The main session of the four back to back regional fisheries meets which began last week will be the 20th session of the Monitoring, Control and Surveillance Working Group, now underway. This meeting of MCS practitioners across the Pacific runs parallel to the working group of the QUADS-the Quadrilateral Defence Coordinating group from Australia, France, NZ and the US, which provides direct networking and coordination sessions for all FFA member nations.
“The MCS working group and the parallel Operational working group provides a fantastic platform for direct networking between our members and the combined QUAD, to explore surveillance opportunities and priorities for individual nations and has led to more increased awareness and efficiency in this regard,” says FFA Director General James Movick.
Other sessions related to the core theme of preventing, detecting and eliminating IUU fishing in the Pacific include:
a.) National compliance and Risk Assessment training, to boost self-assessment risk reporting skills for national Fisheries Monitoring, Control and Surveillance work and provide a more efficient ‘fit’ between national MCS regimes and a revised Regional MCS Strategy.
b.) Niue Treaty Subsidiary Agreement training, to highlight opportunities in Fisheries surveillance cooperation between FFA members, from the Niue Treaty Subsidiary Agreement, as well as the Niue Treaty Information System which rolls out how countries will cooperate when it comes to sharing information and MCS resources against IUU fishing.
c.) 3rd Regional Information Management Systems training, which supports efficient coordination of the FFA Information Management System for Pacific Fisheries under the Regional Information Management Facility.
Welcoming all Pacific delegates to the FFA HQ in the Solomon Islands, DG Movick says the meetings provide a level of expertise and capacity building to officials aimed at identified needs and priorities within the regional MCS strategy.
“It’s important to recognise that just as the fishery itself is dynamic and evolving, the approaches and solutions from Pacific nations committed to sustainable fisheries must hit the same pace,” says DG Movick.
“Whether it be asserting economic rights over their exclusive economic zones and sharing information and resources to keep Illegal, Unreported and Unregulated fishing out of the Pacific, Fisheries administrations in the Pacific have a proven record of leading from the front on regional cooperation for sustainable fisheries management.”

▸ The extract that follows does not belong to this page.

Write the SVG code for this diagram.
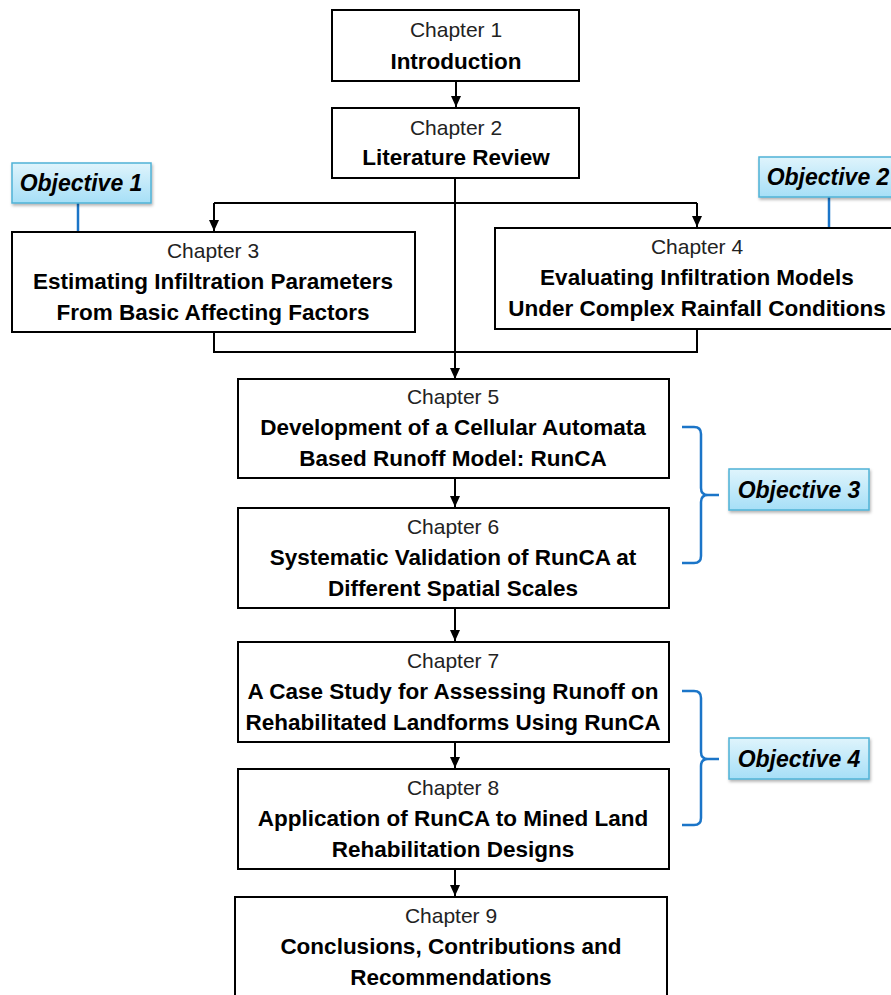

He says the annual Monitoring Control and Surveillance working group and related meetings underway in Honiara continue to support that trend, aligned to key goals of the Pacific Future of Fisheries Roadmap and Coastal and Tuna Fisheries Report Cards endorsed by Pacific Fisheries Ministers, and then Forum Leaders, in 2015.-ENDS
The Pacific Islands Forum Fisheries Agency (FFA) strengthens national capacity and regional solidarity so its 17 members can manage, control and develop their tuna fisheries now and in the future. Based in Honiara, Solomon Islands, FFA's 17 Pacific Island members are Australia, Cook Islands, Federated States of Micronesia, Fiji, Kiribati, Marshall Islands, Nauru, New Zealand, Niue, Palau, Papua New Guinea, Samoa, Solomon Islands, Tokelau, Tonga, Tuvalu and Vanuatu. Since 1979, FFA has facilitated regional cooperation so that all Pacific countries benefit from the sustainable use of tuna – a multi-billion dollar resource important for many people’s livelihoods in the Pacific.